→ Instructions for the task: Starting at the first line of the data, print each line verbatim up to and including the line bearing "from matplotlib.lines import Line2D", omitting pictures.

****

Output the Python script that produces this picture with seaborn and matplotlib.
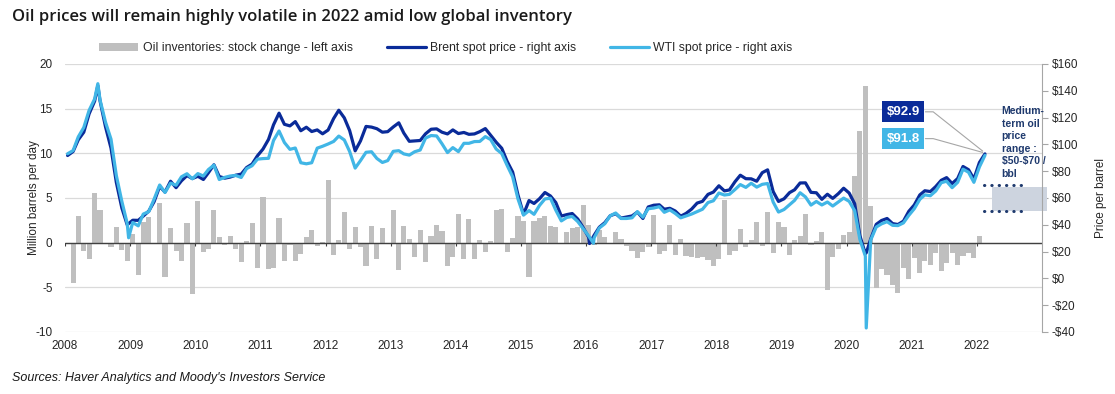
import pandas as pd
import matplotlib
matplotlib.use("Agg")
import matplotlib.pyplot as plt
import seaborn as sns
from matplotlib.patches import Patch, Rectangle
from matplotlib.lines import Line2D

# Oil inventories: stock change, million barrels per day, monthly Jan 2008 - Jan 2022
stock_2008 = [0.0, -4.5, 3.0, -0.9, -1.8, 5.6, 3.7, -0.1, -0.5, 1.8, -0.8, -2.1]
stock_2009 = [1.0, -3.6, 2.3, 2.9, -0.2, 4.4, -3.9, 1.6, -0.9, -2.1, 2.2, -5.7]
stock_2010 = [4.7, -1.0, -0.7, 3.7, 0.6, -0.3, 0.8, -0.7, -2.2, 0.2, 2.2, -2.8]
stock_2011 = [5.15, -2.95, -2.8, 2.75, -2.0, -0.3, -2.0, -1.3, 0.6, 1.45, -0.4, 0.1]
stock_2012 = [7.05, -1.35, 0.3, 3.4, -0.7, 1.8, -0.5, -2.6, 1.9, -1.8, 1.6, -0.2]
stock_2013 = [3.6, -3.1, 1.9, 0.45, -1.6, 1.4, -2.2, 0.7, 1.95, 1.35, -2.6, -1.6]
stock_2014 = [3.25, -1.8, 2.65, -1.8, 0.3, -1.0, 0.2, 3.7, 3.8, -1.0, 0.5, 2.95]
stock_2015 = [2.4, -3.9, 2.45, 2.75, 2.95, 1.9, 1.75, -0.1, 1.2, 1.6, 1.8, 4.2]
stock_2016 = [2.0, -0.3, 1.45, 0.6, -0.1, 1.15, 0.4, -0.4, -0.9, -1.7, -1.1, -0.5]
stock_2017 = [3.1, -1.3, -0.9, 2.0, -1.4, 0.45, -1.5, -1.65, -1.7, -1.6, -1.9, -2.6]
stock_2018 = [-1.8, 4.8, -1.35, -0.9, 1.55, -0.5, 0.3, 2.3, -0.4, 3.4, -1.15, 2.3]
stock_2019 = [1.75, -1.4, 0.3, 0.7, 3.2, -0.3, 0.15, 1.2, -5.3, -1.65, -0.7, 0.9]
stock_2020 = [1.2, 7.5, 12.5, 17.5, 4.05, -5.1, -3.0, -3.6, -4.7, -5.6, -2.8, -4.1]
stock_2021 = [-1.7, -3.4, -2.1, -2.5, -1.2, -3.2, -2.3, -1.2, -2.5, -1.5, -1.2, -1.7]
stock_2022 = [0.7]

stock_change = (stock_2008 + stock_2009 + stock_2010 + stock_2011 + stock_2012
                + stock_2013 + stock_2014 + stock_2015 + stock_2016 + stock_2017
                + stock_2018 + stock_2019 + stock_2020 + stock_2021 + stock_2022)

# Spot prices, $/bbl, monthly Jan 2008 - Feb 2022
brent = [91.7, 94.7, 103.4, 109.1, 122.8, 132.3, 132.7, 113.2, 97.2, 71.6, 52.5, 40.0,
         43.4, 43.3, 46.5, 50.2, 57.3, 68.6, 64.4, 72.5, 67.7, 72.8, 76.7, 74.5,
         76.2, 73.8, 78.8, 84.8, 76.0, 74.8, 75.6, 77.0, 77.8, 82.7, 85.3, 91.5,
         96.5, 103.7, 114.6, 123.3, 115.0, 113.8, 117.0, 110.2, 112.8, 109.6, 110.8, 107.9,
         110.7, 119.3, 125.5, 119.8, 110.3, 95.2, 102.6, 113.4, 112.9, 111.7, 109.1, 109.5,
         113.0, 116.1, 108.5, 102.3, 102.6, 102.9, 107.9, 111.3, 111.6, 109.1, 107.8, 110.8,
         108.1, 108.9, 107.5, 107.8, 109.5, 111.8, 106.8, 101.6, 97.1, 87.4, 79.4, 62.3,
         47.8, 58.1, 55.9, 59.5, 64.1, 61.5, 56.6, 46.5, 47.6, 48.4, 44.3, 38.0,
         30.7, 32.2, 38.2, 41.6, 46.7, 48.3, 45.0, 45.8, 46.6, 49.5, 44.7, 53.3,
         54.6, 54.9, 51.6, 52.3, 50.3, 46.4, 48.5, 51.7, 56.2, 57.5, 62.7, 64.4,
         69.1, 65.3, 66.0, 72.1, 77.0, 74.4, 74.3, 72.5, 78.9, 81.0, 64.8, 57.4,
         59.4, 64.0, 66.1, 71.2, 71.3, 64.2, 63.9, 59.0, 62.8, 59.7, 63.2, 67.3,
         63.7, 55.7, 32.0, 18.4, 29.4, 40.3, 43.2, 44.7, 40.9, 40.2, 42.7, 50.0,
         54.8, 62.3, 65.4, 64.8, 68.5, 73.2, 75.2, 70.8, 74.5, 83.5, 81.1, 74.2,
         86.5, 92.9]
wti = [93.0, 95.4, 105.6, 112.6, 125.4, 133.9, 133.4, 116.6, 103.9, 76.7, 57.4, 41.0,
       41.7, 39.2, 48.0, 49.8, 59.2, 69.7, 64.1, 71.1, 69.5, 75.8, 78.1, 74.3,
       78.2, 76.4, 81.2, 84.5, 73.8, 75.4, 76.4, 76.8, 75.3, 81.9, 84.1, 89.0,
       89.4, 89.6, 102.9, 110.0, 101.4, 96.3, 97.3, 86.3, 85.5, 86.3, 97.2, 98.6,
       100.3, 102.2, 106.2, 103.3, 94.7, 82.3, 87.9, 94.1, 94.5, 89.5, 86.5, 87.9,
       94.8, 95.3, 92.9, 92.0, 94.5, 95.8, 104.7, 106.6, 106.3, 100.5, 93.9, 97.6,
       94.6, 100.8, 100.8, 102.1, 102.2, 105.8, 103.6, 96.5, 93.2, 84.4, 75.8, 59.3,
       47.2, 50.6, 47.8, 54.5, 59.3, 59.8, 50.9, 42.9, 45.5, 46.2, 42.4, 37.2,
       31.7, 30.3, 37.6, 40.8, 46.7, 48.8, 44.7, 44.7, 45.2, 49.8, 45.7, 52.0,
       52.5, 53.5, 49.3, 51.1, 48.5, 45.2, 46.6, 48.0, 49.8, 51.6, 56.6, 57.9,
       63.7, 62.2, 62.7, 66.3, 70.0, 67.9, 71.0, 68.1, 70.2, 70.8, 57.0, 49.5,
       51.4, 55.0, 58.2, 63.9, 60.8, 54.7, 57.4, 54.8, 57.0, 54.0, 57.0, 59.9,
       57.5, 50.5, 29.2, 16.6, 28.6, 38.3, 40.7, 42.3, 39.6, 39.4, 41.4, 47.0,
       52.0, 59.0, 62.3, 61.7, 65.2, 71.4, 72.5, 67.7, 71.7, 81.5, 79.2, 71.7,
       83.2, 91.8]

# daily extremes that the monthly series smooth away
brent_extra_dates = ["2008-07-03", "2016-01-20", "2020-04-21"]
brent_extra = [143.9, 26.0, 19.3]
wti_extra_dates = ["2008-07-03", "2008-12-23", "2016-02-11", "2020-04-20"]
wti_extra = [145.3, 30.3, 26.2, -37.0]

years = list(range(2008, 2023))
left_ticks = [-10, -5, 0, 5, 10, 15, 20]
right_ticks = [-40, -20, 0, 20, 40, 60, 80, 100, 120, 140, 160]

GREY = "#bfbfbf"
BRENT = "#0a2b99"
WTI = "#41b6e6"
NAVY = "#1f3a6e"


def dec_year(dates):
    d = pd.to_datetime(pd.Series(dates))
    days = d.dt.is_leap_year.map({True: 366, False: 365})
    return (d.dt.year + (d.dt.dayofyear - 0.5) / days).to_numpy()


bar_dates = pd.date_range("2008-01-01", periods=len(stock_change), freq="MS") + pd.Timedelta(days=14)
line_dates = pd.date_range("2008-01-01", periods=len(brent), freq="MS") + pd.Timedelta(days=14)

bars = pd.DataFrame({"t": dec_year(bar_dates), "v": stock_change})
brent_df = pd.concat([pd.DataFrame({"t": dec_year(line_dates), "p": brent}),
                      pd.DataFrame({"t": dec_year(brent_extra_dates), "p": brent_extra})]).sort_values("t")
wti_df = pd.concat([pd.DataFrame({"t": dec_year(line_dates), "p": wti}),
                    pd.DataFrame({"t": dec_year(wti_extra_dates), "p": wti_extra})]).sort_values("t")

sns.set_style("white")
plt.rcParams["font.family"] = ["Liberation Sans", "DejaVu Sans"]
plt.rcParams["axes.unicode_minus"] = False

fig = plt.figure(figsize=(11.15, 3.94), dpi=100)
ax = fig.add_axes([0.0583, 0.1574, 0.8762, 0.6802])

# bars on the left axis
ax.bar(bars["t"], bars["v"], width=1 / 12 * 0.95, color=GREY, linewidth=0, zorder=2)
ax.set_xlim(2008, 2023)
ax.set_ylim(-10, 20)
ax.set_yticks(left_ticks)
ax.set_xticks(years)
ax.set_xticklabels([str(y) for y in years])
ax.yaxis.grid(True, color="#dadada", lw=0.9, zorder=0)
ax.set_axisbelow(True)
ax.axhline(0, color="#404040", lw=1.0, zorder=3)
ax.vlines(years, -0.35, 0, color="#404040", lw=0.8, zorder=3)
for s in ax.spines.values():
    s.set_visible(False)
ax.tick_params(axis="both", length=0, labelsize=8.5, colors="#262626")
ax.tick_params(axis="y", pad=9)
ax.tick_params(axis="x", pad=6)
ax.set_ylabel("Million barrels per day", fontsize=8.5, color="#262626", labelpad=-3)

# prices on the right axis
ax2 = ax.twinx()
sns.lineplot(data=brent_df, x="t", y="p", ax=ax2, color=BRENT, lw=2.3, estimator=None, sort=False)
sns.lineplot(data=wti_df, x="t", y="p", ax=ax2, color=WTI, lw=2.3, estimator=None, sort=False)
ax2.set_xlim(2008, 2023)
ax2.set_ylim(-40, 160)
ax2.set_yticks(right_ticks)
ax2.set_yticklabels([f"-${abs(v)}" if v < 0 else f"${v}" for v in right_ticks])
ax2.set_xlabel("")
ax2.set_ylabel("Price per barrel", fontsize=8.5, color="#262626", labelpad=12)
for side in ["top", "left", "bottom"]:
    ax2.spines[side].set_visible(False)
ax2.spines["right"].set_color("#a6a6a6")
ax2.tick_params(axis="y", direction="out", length=4, color="#a6a6a6", labelsize=8.5,
                labelcolor="#262626", pad=3)

# last-value labels
ax2.text(2020.87, 124.3, "$92.9", ha="center", va="center", color="white", fontsize=9.5,
         fontweight="bold", bbox=dict(boxstyle="square,pad=0.35", fc=BRENT, ec="none"), zorder=6)
ax2.text(2020.87, 104.3, "$91.8", ha="center", va="center", color="white", fontsize=9.5,
         fontweight="bold", bbox=dict(boxstyle="square,pad=0.35", fc=WTI, ec="none"), zorder=6)
ax2.plot([2021.21, 2021.33, 2022.09], [124.3, 124.3, 95.0], color="#a6a6a6", lw=0.8, zorder=5)
ax2.plot([2021.21, 2021.33, 2022.09], [104.3, 104.3, 94.0], color="#a6a6a6", lw=0.8, zorder=5)

# medium-term price range
ax2.add_patch(Rectangle((2022.24, 50), 0.84, 18, fc="#cdd4df", ec="none", clip_on=False, zorder=1))
for lvl in [50, 70]:
    ax2.plot([2022.11, 2022.79], [lvl, lvl], color=NAVY, lw=2.2, ls=(0, (0.1, 2.3)),
             dash_capstyle="round", zorder=4)
ax2.text(2022.38, 128.5, "Medium-\nterm oil\nprice\nrange :\n\\$50-\\$70 /\nbbl", fontsize=7.5,
         fontweight="bold", color=NAVY, ha="left", va="top", linespacing=1.32, zorder=6)

handles = [Patch(fc=GREY, ec="none"),
           Line2D([0], [0], color=BRENT, lw=2.3),
           Line2D([0], [0], color=WTI, lw=2.3)]
labels = ["Oil inventories: stock change - left axis",
          "Brent spot price - right axis",
          "WTI spot price - right axis"]
fig.legend(handles, labels, loc="center", bbox_to_anchor=(0.40, 0.878), ncol=3, frameon=False,
           fontsize=8.8, handlelength=3.2, columnspacing=2.8, handletextpad=0.33)

fig.text(0.011, 0.957, "Oil prices will remain highly volatile in 2022 amid low global inventory",
         fontsize=12.0, family=["Open Sans", "DejaVu Sans"], fontweight="semibold", va="center",
         color="#1a1a1a")
fig.text(0.011, 0.041, "Sources: Haver Analytics and Moody's Investors Service", fontsize=9,
         family=["Liberation Sans Narrow", "Liberation Sans"], style="italic", va="center",
         color="#1a1a1a")

fig.savefig("out.png", dpi=100)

****

→ Exercise output:
Output the Python script that produces this picture with seaborn and matplotlib.
import pandas as pd
import matplotlib
matplotlib.use("Agg")
import matplotlib.pyplot as plt
import seaborn as sns
from matplotlib.patches import Patch, Rectangle
from matplotlib.lines import Line2D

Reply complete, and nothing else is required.